Finger-Licking Good: The Science Behind Frying Chicken

Three key players from the North Texas chicken scene break down the physics of the fry.

By Stephanie KuoOctober 17, 2016 9:30 am| , ,

From KERA News

Fried chicken is king in Texas. But it doesn’t just taste great – making the perfect fried chicken involves science. To get at the science of fried chicken, we got the help of three key players from the North Texas chicken scene. They helped break down the physics of the fry.

There’s Omar Flores, formally trained chef and James Beard Award finalist who’s dabbled in molecular gastronomy. His new chicken joint, Whistle Britches, is in Far North Dallas.

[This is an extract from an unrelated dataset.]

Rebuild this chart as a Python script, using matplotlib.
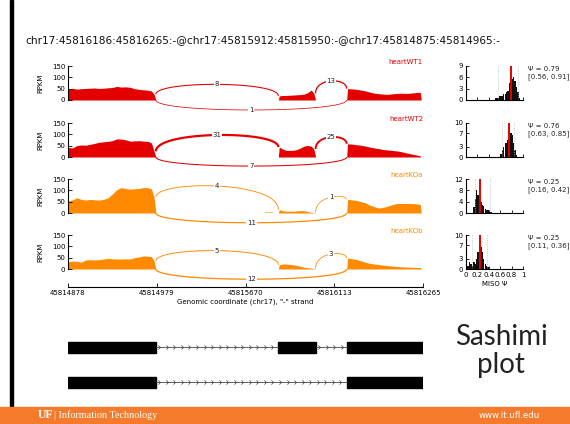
import numpy as np
import matplotlib
matplotlib.use("Agg")
import matplotlib.pyplot as plt
from matplotlib.patches import Rectangle
from matplotlib.path import Path

# ---- data -------------------------------------------------------------
title = "chr17:45816186:45816265:-@chr17:45815912:45815950:-@chr17:45814875:45814965:-"
samples = ["heartWT1", "heartWT2", "heartKOa", "heartKOb"]
tick_labels = ["45814878", "45814979", "45815670", "45816113", "45816265"]

# exon boundaries in the (intron-scaled) plot coordinate
exons = [(0.0, 0.99), (2.37, 2.79), (3.14, 4.0)]

exon1_x = [0, 0.05, 0.1, 0.15, 0.2, 0.25, 0.3, 0.35, 0.4, 0.45, 0.5, 0.55,
           0.6, 0.65, 0.7, 0.75, 0.8, 0.85, 0.9, 0.94, 0.97, 0.99]
exon2_x = [2.37, 2.38, 2.42, 2.46, 2.5, 2.54, 2.58, 2.62, 2.66, 2.7, 2.74, 2.77, 2.79]
exon3_x = [3.14, 3.15, 3.2, 3.25, 3.3, 3.35, 3.4, 3.45, 3.5, 3.55, 3.6, 3.65,
           3.7, 3.75, 3.8, 3.85, 3.9, 3.95, 3.97, 3.98]

cov_exon1 = {
    "heartWT1": [45, 52, 48, 50, 51, 52, 53, 51, 52, 54, 55, 60, 57, 58, 56, 50, 47, 45, 43, 40, 25, 0],
    "heartWT2": [42, 40, 50, 53, 52, 56, 60, 65, 67, 69, 72, 80, 79, 76, 70, 71, 72, 70, 69, 62, 25, 0],
    "heartKOa": [52, 58, 67, 60, 57, 60, 58, 57, 60, 67, 84, 103, 112, 108, 105, 107, 108, 112, 112, 106, 70, 0],
    "heartKOb": [32, 35, 34, 30, 40, 41, 40, 41, 44, 47, 45, 44, 44, 45, 44, 50, 53, 58, 56, 55, 35, 0],
}
cov_exon2 = {
    "heartWT1": [0, 18, 20, 20, 21, 22, 23, 24, 26, 32, 44, 30, 0],
    "heartWT2": [0, 44, 35, 29, 29, 30, 33, 40, 48, 51, 48, 35, 0],
    "heartKOa": [0, 15, 10, 8, 8, 8, 9, 11, 10, 6, 3, 2, 0],
    "heartKOb": [0, 18, 22, 22, 20, 18, 15, 12, 8, 6, 4, 2, 0],
}
cov_exon3 = {
    "heartWT1": [0, 50, 49, 47, 44, 40, 35, 30, 28, 26, 25, 27, 29, 30, 29, 30, 32, 34, 33, 0],
    "heartWT2": [0, 58, 57, 54, 52, 48, 44, 40, 37, 33, 31, 29, 27, 24, 19, 15, 11, 7, 4, 0],
    "heartKOa": [0, 60, 58, 55, 50, 45, 35, 28, 22, 25, 30, 36, 42, 42, 42, 42, 41, 39, 37, 0],
    "heartKOb": [0, 49, 45, 42, 36, 30, 25, 22, 20, 17, 15, 13, 11, 10, 9, 8, 7, 7, 7, 0],
}
# low intronic coverage pieces (start, end, RPKM)
intron_cov = {
    "heartWT1": [(1.0, 1.12, 2), (1.23, 1.34, 2), (1.52, 1.79, 2), (2.2, 2.31, 2)],
    "heartWT2": [(1.69, 1.79, 2), (2.87, 2.99, 2)],
    "heartKOa": [(2.22, 2.31, 4)],
    "heartKOb": [],
}

# junction read counts: exon1-exon2, exon2-exon3, exon1-exon3
junc_left = [8, 31, 4, 5]
junc_right = [13, 25, 1, 3]
junc_skip = [1, 7, 11, 12]

# MISO posterior
psi = [0.79, 0.76, 0.25, 0.25]
ci_lo = [0.56, 0.63, 0.16, 0.11]
ci_hi = [0.91, 0.85, 0.42, 0.36]
hist_ymax = [9, 10, 12, 10]
hist_yticks = [[0, 3, 6, 9], [0, 3, 7, 10], [0, 4, 8, 12], [0, 3, 7, 10]]
bin_centers = np.arange(0.0125, 1.0, 0.025)
hist_counts = {
    "heartWT1": {0.5125: 0.5, 0.5375: 0.5, 0.5625: 0.5, 0.5875: 1, 0.6125: 1, 0.6375: 1,
                 0.6625: 1.5, 0.6875: 1.5, 0.7125: 2, 0.7375: 2.5, 0.7625: 4.5, 0.7875: 5,
                 0.8125: 5.5, 0.8375: 6, 0.8625: 5, 0.8875: 3.5, 0.9125: 2, 0.9375: 0.5},
    "heartWT2": {0.6125: 1, 0.6375: 2, 0.6625: 3, 0.6875: 4, 0.7125: 4, 0.7375: 5,
                 0.7625: 5, 0.7875: 7, 0.8125: 6.5, 0.8375: 4, 0.8625: 2, 0.8875: 0.5},
    "heartKOa": {0.1375: 2, 0.1625: 5, 0.1875: 8, 0.2125: 6.5, 0.2375: 5, 0.2625: 4,
                 0.2875: 3, 0.3125: 2.5, 0.3375: 1.5, 0.3625: 1, 0.3875: 1, 0.4125: 0.5,
                 0.4375: 0.5},
    "heartKOb": {0.0375: 1, 0.0625: 2, 0.0875: 1.5, 0.1125: 1, 0.1375: 2, 0.1625: 1.5,
                 0.1875: 3, 0.2125: 5, 0.2375: 7, 0.2625: 6.5, 0.2875: 5, 0.3125: 3,
                 0.3375: 1.5, 0.3625: 1, 0.3875: 0.5},
}

# ---- layout / style ---------------------------------------------------
colors = ["#e50000", "#e50000", "#ff8a00", "#ff8a00"]
zero_px = [100, 157, 213, 269]       # pixel row of RPKM 0 in each track
arc_top_left = [69, 97, 119, 81]
arc_top_right = [84, 88, 70, 66]
arc_bottom = [-44, -40, -43, -45]

W, H = 570, 424
S = 34 / 150.0  # pixels per RPKM
FS = 5

fig = plt.figure(figsize=(W / 100, H / 100), dpi=100)


def px_axes(x0, y0, x1, y1):
    return fig.add_axes([x0 / W, 1 - y1 / H, (x1 - x0) / W, (y1 - y0) / H])


def bezier(x1, y1, x2, y2, peak, n=80):
    h = (peak - 0.125 * (y1 + y2)) / 0.75
    t = np.linspace(0, 1, n)
    xs = (1 - t) ** 3 * x1 + 3 * (1 - t) ** 2 * t * x1 + 3 * (1 - t) * t ** 2 * x2 + t ** 3 * x2
    ys = (1 - t) ** 3 * y1 + 3 * (1 - t) ** 2 * t * h + 3 * (1 - t) * t ** 2 * h + t ** 3 * y2
    return xs, ys


# slide decorations
fig.patches.append(Rectangle((10 / W, 0), 3 / W, 1, transform=fig.transFigure,
                             color="black", zorder=0))
fig.patches.append(Rectangle((0, 0), 1, 17 / H, transform=fig.transFigure,
                             color="#f37b2b", zorder=0))
fig.text(25 / W, 1 - 40 / H, title, fontsize=7.6, va="center", ha="left", color="#111")

for i, s in enumerate(samples):
    c = colors[i]
    z = zero_px[i]
    ylo = -60 if i < 3 else -(287 - z) / S
    yhi = 165
    ax = px_axes(68, z - yhi * S, 423, z - ylo * S)
    ax.set_xlim(0, 4)
    ax.set_ylim(ylo, yhi)
    ax.patch.set_alpha(0)

    for xs, cov in [(exon1_x, cov_exon1), (exon2_x, cov_exon2), (exon3_x, cov_exon3)]:
        ax.fill_between(xs, 0, cov[s], color=c, lw=0)
    for a, b, v in intron_cov[s]:
        ax.fill_between([a, b], 0, [v, v], color=c, lw=0, alpha=0.6)

    yl = np.interp(exons[0][1] - 0.02, exon1_x, cov_exon1[s])
    ym1 = np.interp(exons[1][0] + 0.01, exon2_x, cov_exon2[s])
    ym2 = np.interp(exons[1][1] - 0.02, exon2_x, cov_exon2[s])
    yr = np.interp(exons[2][0] + 0.01, exon3_x, cov_exon3[s])

    arcs = [
        (exons[0][1], yl, exons[1][0], ym1, arc_top_left[i], junc_left[i]),
        (exons[1][1], ym2, exons[2][0], yr, arc_top_right[i], junc_right[i]),
        (exons[0][1], 0, exons[2][0], 0, arc_bottom[i], junc_skip[i]),
    ]
    for x1, y1, x2, y2, pk, n in arcs:
        xs, ys = bezier(x1, y1, x2, y2, pk)
        ax.plot(xs, ys, color=c, lw=0.5 + 0.035 * n, solid_capstyle="butt")
        ax.text((x1 + x2) / 2, pk, str(n), fontsize=FS, ha="center", va="center",
                color="#222", bbox=dict(facecolor="white", edgecolor="none", pad=0.6))

    for sp in ["top", "right"]:
        ax.spines[sp].set_visible(False)
    ax.spines["left"].set_bounds(0, 150)
    ax.spines["left"].set_linewidth(0.8)
    ax.set_yticks([0, 50, 100, 150])
    ax.tick_params(axis="y", direction="in", length=3, width=0.6, labelsize=FS, pad=2)
    ax.set_ylabel("RPKM", fontsize=FS, labelpad=2)
    ax.yaxis.set_label_coords(-0.068, (0 + 75 - ylo) / (yhi - ylo))
    if i < 3:
        ax.spines["bottom"].set_visible(False)
        ax.set_xticks([])
    else:
        ax.spines["bottom"].set_linewidth(0.8)
        ax.set_xticks(range(5))
        ax.set_xticklabels(tick_labels)
        ax.tick_params(axis="x", direction="in", length=3, width=0.6, labelsize=FS, pad=2)
        ax.set_xlabel('Genomic coordinate (chr17), "-" strand', fontsize=FS, labelpad=2)
    fig.text(423 / W, 1 - (z - 150 * S - 4) / H, s, fontsize=FS, color=c,
             ha="right", va="center")

    # MISO posterior histogram
    hx = px_axes(466, z - 34, 523, z)
    counts = [hist_counts[s].get(round(b, 4), 0) for b in bin_centers]
    hx.bar(bin_centers, counts, width=0.024, color="#111", lw=0)
    hx.axvline(ci_lo[i], color="#bbbbbb", lw=0.6, ls=":")
    hx.axvline(ci_hi[i], color="#bbbbbb", lw=0.6, ls=":")
    hx.axvline(psi[i], color="#e50000", lw=1.4)
    hx.set_xlim(0, 1)
    hx.set_ylim(0, hist_ymax[i])
    hx.set_yticks(hist_yticks[i])
    hx.set_xticks(np.arange(0, 1.01, 0.2))
    for sp in ["top", "right"]:
        hx.spines[sp].set_visible(False)
    for sp in ["left", "bottom"]:
        hx.spines[sp].set_linewidth(0.8)
    hx.tick_params(direction="in", length=2.5, width=0.6, labelsize=FS, pad=2)
    if i < 3:
        hx.set_xticklabels([])
    else:
        hx.set_xticklabels(["0", "0.2", "0.4", "0.6", "0.8", "1"])
        hx.set_xlabel("MISO \u03a8", fontsize=FS, labelpad=2)
    fig.text(528 / W, 1 - (z - 34) / H,
             "\u03a8 = %.2f\n[%.2f, %.2f]" % (psi[i], ci_lo[i], ci_hi[i]),
             fontsize=FS, va="top", ha="left", color="#222", linespacing=1.2)

# gene models
gx = px_axes(68, 330, 423, 400)
gx.set_xlim(0, 4)
gx.set_ylim(400, 330)
gx.axis("off")
chevron = Path([(-1, 1), (0, 0), (-1, -1)], [Path.MOVETO, Path.LINETO, Path.LINETO])
models = [(347, [exons[0], exons[1], exons[2]]), (382, [exons[0], exons[2]])]
for yc, exs in models:
    for (a, b), (c2, d) in zip(exs[:-1], exs[1:]):
        gx.plot([b, c2], [yc, yc], color="#444", lw=0.6)
        cx = np.arange(b + 0.05, c2 - 0.02, 0.085)
        gx.plot(cx, np.full(len(cx), yc), ls="none", marker=chevron, ms=3,
                mfc="none", mec="#444", mew=0.5)
    for a, b in exs:
        gx.add_patch(Rectangle((a, yc - 5.5), b - a, 11, color="black"))

fig.text(501 / W, 1 - 337 / H, "Sashimi", fontsize=20, ha="center", va="center",
         color="#222", family="Lato")
fig.text(501 / W, 1 - 365 / H, "plot", fontsize=20, ha="center", va="center",
         color="#222", family="Lato")

fig.text(38 / W, 1 - 415.5 / H, "UF", fontsize=8.5, weight="bold", family="Liberation Serif",
         color="white", va="center", ha="left")
fig.text(54 / W, 1 - 415.5 / H, "| Information Technology", fontsize=7.3,
         family="Liberation Serif", color="white", va="center", ha="left")
fig.text(540 / W, 1 - 415.5 / H, "www.it.ufl.edu", fontsize=6.2, color="white",
         va="center", ha="right")

fig.savefig("out.png", dpi=100)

There’s Sandra Bussey, chef and co-owner of bbbop Seoul Kitchen in Oak Cliff, where Korean fried chicken is making its mark.

Then there’s Kenji López-Alt, our science guy, who helped break down fried chicken into its basic elements  He’s the managing culinary director of Serious Eats and the author of “The Food Lab.”

Step One: Brining

Everyone agrees on the importance of brining, which involves soaking raw meat in a salt water solution overnight. Brining can mean the difference between a dry, flavorless chicken or a supremely moist, piquant bird. The brine at Whistle Britches, for example, mimics the flavor of a dill pickle.

“A lot of fresh dill, a lot of fresh coriander, dill seed, there’s mustard seed in there. We do garlic, rosemary, kind of real savory herbs,” Omar Flores said. “I think it penetrates the chicken, and when you finally fry it, you end up with a juicier, more aromatic product.”

Flores’ brine is an intricate cocktail, but a classic brine can be as simple as salt and water. Our science guy Kenji López-Alt said as long as the ratio is four tablespoons of salt per four cups of water.

“The salt will break down a protein called myosin,” López-Alt said. “If you look at a piece of chicken, or any meat really, under a microscope, it resembles a bunch of cables that are strung together and bound together. And each one of those cables contains juices.”

The heat from frying forces those protein cables to squeeze out moisture.

“When you brine something, all it does is it breaks down some of the muscles so that when you’re cooking, it doesn’t squeeze on those bundles, so a lot more of those juices end up staying inside rather than squeezing out,” he said.